Research shows that emotionally intelligent couples remember all the major events in each other’s history (not necessarily with encyclopaedic knowledge of dates and participants, but the emotions and events that shape us), and continuously update their information as the facts and feelings of their spouse’s dossier changes. If, as a couple, you don’t start off with a deep knowledge and understanding of each other, it’s easy for a marriage to lose its way when lives shift so suddenly and dramatically.
Here’s a quick list of questions to ask each other to reconnect. If it helps, make it a game. Write each question on an index card and shuffle them. Set a ‘reconnection date’ each month where you have at least 90 minutes uninterrupted with your spouse. Select one question at random each month and explore it thoroughly, for each of you, together (12 months, 12 questions) and repeat.
- How would you like your life to be different three years from now?

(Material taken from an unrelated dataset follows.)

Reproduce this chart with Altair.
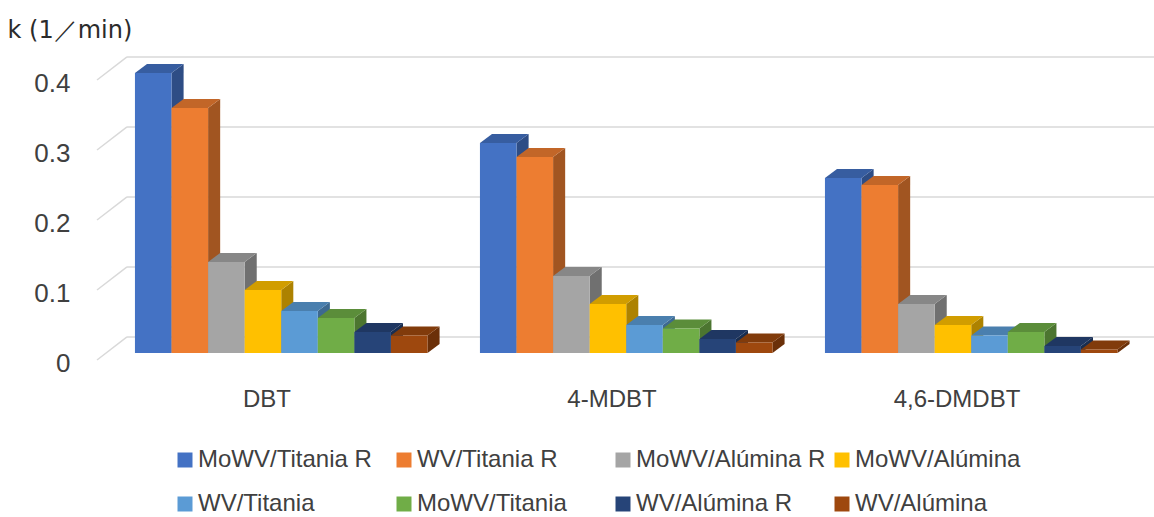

- Do you see your work changing in the future? How?
- How are you feeling about your jobs these days?
- What is the most exciting thing happening in your life right now?
- Have any of your life goals recently changed?
- What are some of your life dreams now?
- What are your goals for us as a family?
- What goals do you have just for yourself right now?
- What have been the highlights and low points of the last year for you?
- What adventures would you like to have in your life right now?
- If you could have a superpower, what would it be and how would you use it?
- How do you want to be remembered? For what accomplishments or characteristics?
Best of luck, and always remember – there’s no substitute in life for a solid relationship.